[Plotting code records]

........

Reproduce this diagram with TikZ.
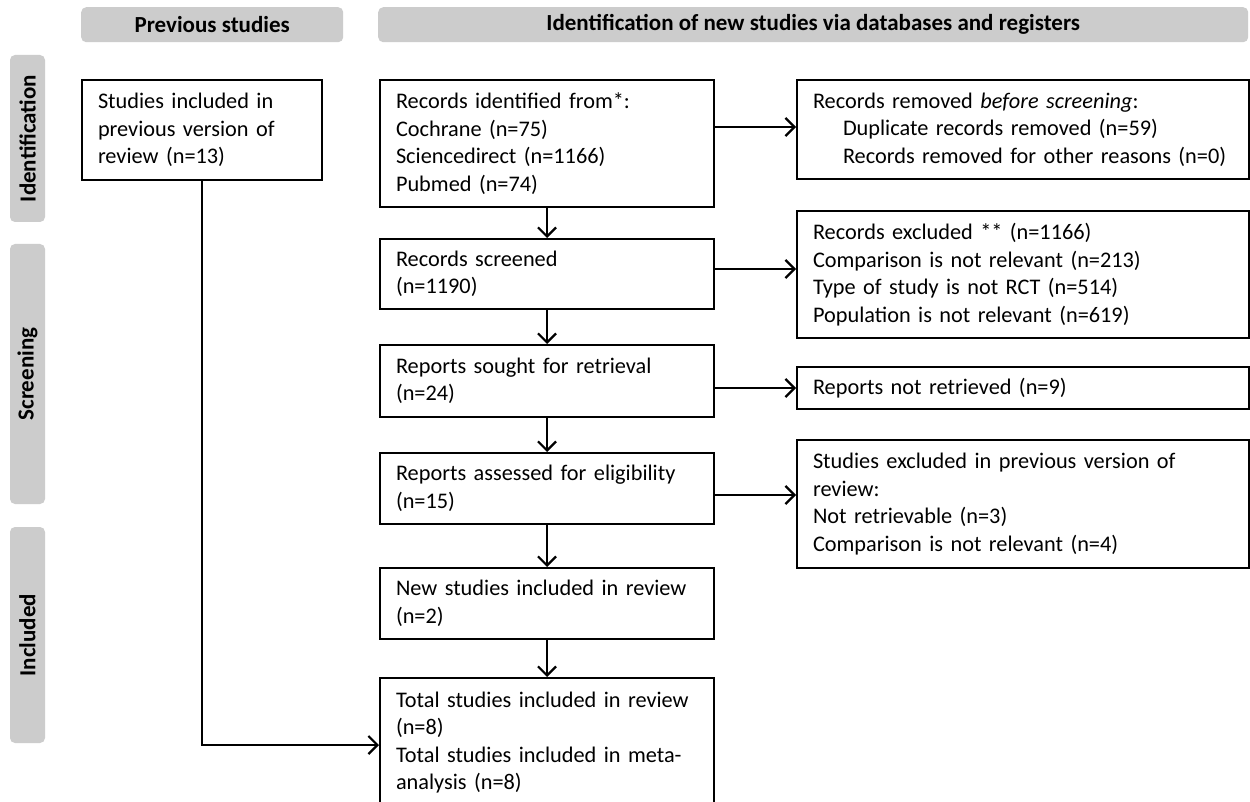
\documentclass[tikz,border=0pt]{standalone}
\usepackage{fontspec}
\setmainfont{Carlito}
\usetikzlibrary{arrows.meta}
\definecolor{hgray}{RGB}{204,204,204}
\begin{document}
\begin{tikzpicture}[x=1pt,y=-1pt,
  box/.style={draw, line width=2pt, anchor=north west, inner xsep=16pt, inner ysep=0pt, align=left, font=\fontsize{22.3}{27.5}\selectfont},
  midbox/.style={box, text width=302pt},
  rbox/.style={box, text width=420pt},
  hdr/.style={fill=hgray, rounded corners=5pt, inner sep=0pt, font=\fontsize{23}{27}\bfseries\selectfont},
  arr/.style={line width=2.2pt, -{Straight Barb[length=9pt,width=18pt,line width=2.2pt]}}]
\useasboundingbox (0,0) rectangle (1250,802);
\clip (0,0) rectangle (1250,802);
\fill[white] (0,0) rectangle (1250,802);

% headers
\node[hdr, anchor=north west, minimum width=262pt, minimum height=35pt] (hprev) at (81,7) {Previous studies};
\node[hdr, anchor=north west, minimum width=870pt, minimum height=35pt] (hnew) at (378,7) {Identification of new studies via databases and registers};
% side labels
\node[hdr, rotate=90, minimum width=167pt, minimum height=35pt] (sid) at (27.5,138.5) {Identification};
\node[hdr, rotate=90, minimum width=260pt, minimum height=35pt] (sscr) at (27.5,374) {Screening};
\node[hdr, rotate=90, minimum width=216pt, minimum height=35pt] (sinc) at (27.5,635) {Included};

% left column
\node[box, text width=208pt, minimum height=100pt] (prev) at (81,79) {Studies included in\\previous version of\\review (n=13)};

% middle column
\node[midbox, minimum height=127pt] (ident) at (379,79) {Records identified from*:\\Cochrane (n=75)\\Sciencedirect (n=1166)\\Pubmed (n=74)};
\node[midbox, minimum height=70pt] (screened) at (379,238) {Records screened\\(n=1190)};
\node[midbox, minimum height=72pt] (sought) at (379,344) {Reports sought for retrieval\\(n=24)};
\node[midbox, minimum height=71pt] (assessed) at (379,452) {Reports assessed for eligibility\\(n=15)};
\node[midbox, minimum height=71pt] (newst) at (379,567) {New studies included in review\\(n=2)};
\node[midbox, minimum height=129pt] (total) at (379,677) {Total studies included in review\\(n=8)\\Total studies included in meta-\\analysis (n=8)};

% right column
\node[rbox, minimum height=99pt] (removed) at (796,79) {Records removed \textit{before screening}:\\\hspace*{30pt}Duplicate records removed (n=59)\\\hspace*{30pt}Records removed for other reasons (n=0)};
\node[rbox, minimum height=127pt] (excluded) at (796,210) {Records excluded ** (n=1166)\\Comparison is not relevant (n=213)\\Type of study is not RCT (n=514)\\Population is not relevant (n=619)};
\node[rbox, minimum height=42pt] (notret) at (796,366) {Reports not retrieved (n=9)};
\node[rbox, minimum height=128pt] (studexcl) at (796,439) {Studies excluded in previous version of\\review:\\Not retrievable (n=3)\\Comparison is not relevant (n=4)};

% vertical arrows
\draw[arr] (ident.south) -- (screened.north);
\draw[arr] (screened.south) -- (sought.north);
\draw[arr] (sought.south) -- (assessed.north);
\draw[arr] (assessed.south) -- (newst.north);
\draw[arr] (newst.south) -- (total.north);

% horizontal arrows
\draw[arr] (ident.east |- 0,127) -- (removed.west |- 0,127);
\draw[arr] (screened.east |- 0,269) -- (excluded.west |- 0,269);
\draw[arr] (sought.east |- 0,388) -- (notret.west |- 0,388);
\draw[arr] (assessed.east |- 0,495) -- (studexcl.west |- 0,495);

% previous studies connector
\coordinate (elbow) at (prev.south |- 0,745);
\draw[arr] (prev.south) -- (elbow) -- (total.west |- elbow);
\end{tikzpicture}
\end{document}
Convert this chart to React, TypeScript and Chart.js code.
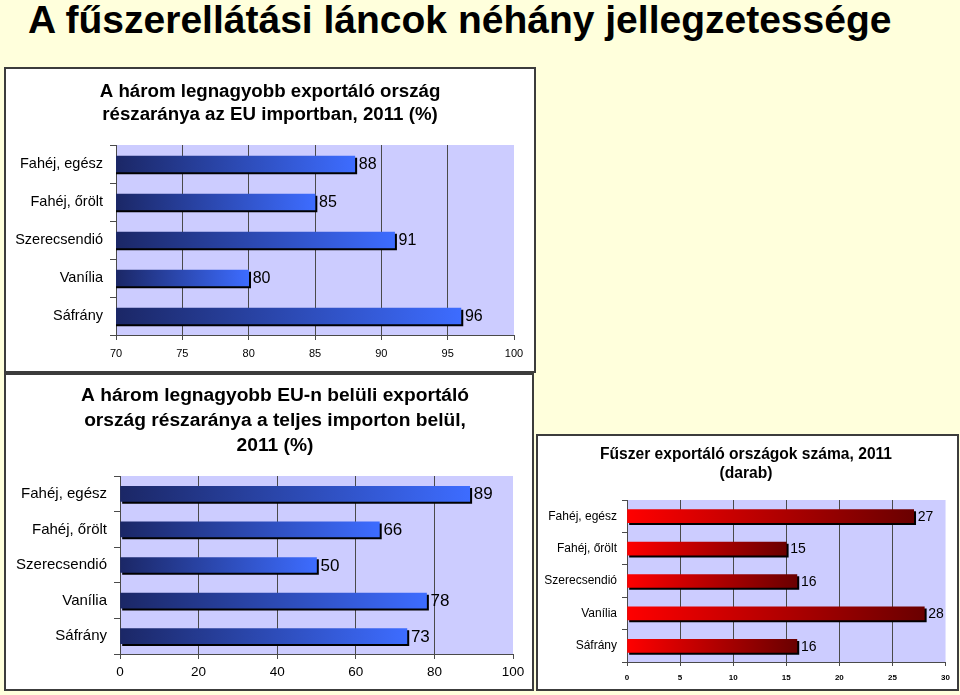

........

**Given instruction:** Using the material above, retype each entry exactly and omit the pictures.

**Exercise result:**
Reproduce this diagram with TikZ.
\documentclass[tikz,border=0pt]{standalone}
\usepackage{fontspec}
\setmainfont{Carlito}
\usetikzlibrary{arrows.meta}
\definecolor{hgray}{RGB}{204,204,204}
\begin{document}
\begin{tikzpicture}[x=1pt,y=-1pt,
  box/.style={draw, line width=2pt, anchor=north west, inner xsep=16pt, inner ysep=0pt, align=left, font=\fontsize{22.3}{27.5}\selectfont},
  midbox/.style={box, text width=302pt},
  rbox/.style={box, text width=420pt},
  hdr/.style={fill=hgray, rounded corners=5pt, inner sep=0pt, font=\fontsize{23}{27}\bfseries\selectfont},
  arr/.style={line width=2.2pt, -{Straight Barb[length=9pt,width=18pt,line width=2.2pt]}}]
\useasboundingbox (0,0) rectangle (1250,802);
\clip (0,0) rectangle (1250,802);
\fill[white] (0,0) rectangle (1250,802);

% headers
\node[hdr, anchor=north west, minimum width=262pt, minimum height=35pt] (hprev) at (81,7) {Previous studies};
\node[hdr, anchor=north west, minimum width=870pt, minimum height=35pt] (hnew) at (378,7) {Identification of new studies via databases and registers};
% side labels
\node[hdr, rotate=90, minimum width=167pt, minimum height=35pt] (sid) at (27.5,138.5) {Identification};
\node[hdr, rotate=90, minimum width=260pt, minimum height=35pt] (sscr) at (27.5,374) {Screening};
\node[hdr, rotate=90, minimum width=216pt, minimum height=35pt] (sinc) at (27.5,635) {Included};

% left column
\node[box, text width=208pt, minimum height=100pt] (prev) at (81,79) {Studies included in\\previous version of\\review (n=13)};

% middle column
\node[midbox, minimum height=127pt] (ident) at (379,79) {Records identified from*:\\Cochrane (n=75)\\Sciencedirect (n=1166)\\Pubmed (n=74)};
\node[midbox, minimum height=70pt] (screened) at (379,238) {Records screened\\(n=1190)};
\node[midbox, minimum height=72pt] (sought) at (379,344) {Reports sought for retrieval\\(n=24)};
\node[midbox, minimum height=71pt] (assessed) at (379,452) {Reports assessed for eligibility\\(n=15)};
\node[midbox, minimum height=71pt] (newst) at (379,567) {New studies included in review\\(n=2)};
\node[midbox, minimum height=129pt] (total) at (379,677) {Total studies included in review\\(n=8)\\Total studies included in meta-\\analysis (n=8)};

% right column
\node[rbox, minimum height=99pt] (removed) at (796,79) {Records removed \textit{before screening}:\\\hspace*{30pt}Duplicate records removed (n=59)\\\hspace*{30pt}Records removed for other reasons (n=0)};
\node[rbox, minimum height=127pt] (excluded) at (796,210) {Records excluded ** (n=1166)\\Comparison is not relevant (n=213)\\Type of study is not RCT (n=514)\\Population is not relevant (n=619)};
\node[rbox, minimum height=42pt] (notret) at (796,366) {Reports not retrieved (n=9)};
\node[rbox, minimum height=128pt] (studexcl) at (796,439) {Studies excluded in previous version of\\review:\\Not retrievable (n=3)\\Comparison is not relevant (n=4)};

% vertical arrows
\draw[arr] (ident.south) -- (screened.north);
\draw[arr] (screened.south) -- (sought.north);
\draw[arr] (sought.south) -- (assessed.north);
\draw[arr] (assessed.south) -- (newst.north);
\draw[arr] (newst.south) -- (total.north);

% horizontal arrows
\draw[arr] (ident.east |- 0,127) -- (removed.west |- 0,127);
\draw[arr] (screened.east |- 0,269) -- (excluded.west |- 0,269);
\draw[arr] (sought.east |- 0,388) -- (notret.west |- 0,388);
\draw[arr] (assessed.east |- 0,495) -- (studexcl.west |- 0,495);

% previous studies connector
\coordinate (elbow) at (prev.south |- 0,745);
\draw[arr] (prev.south) -- (elbow) -- (total.west |- elbow);
\end{tikzpicture}
\end{document}
Convert this chart to React, TypeScript and Chart.js code.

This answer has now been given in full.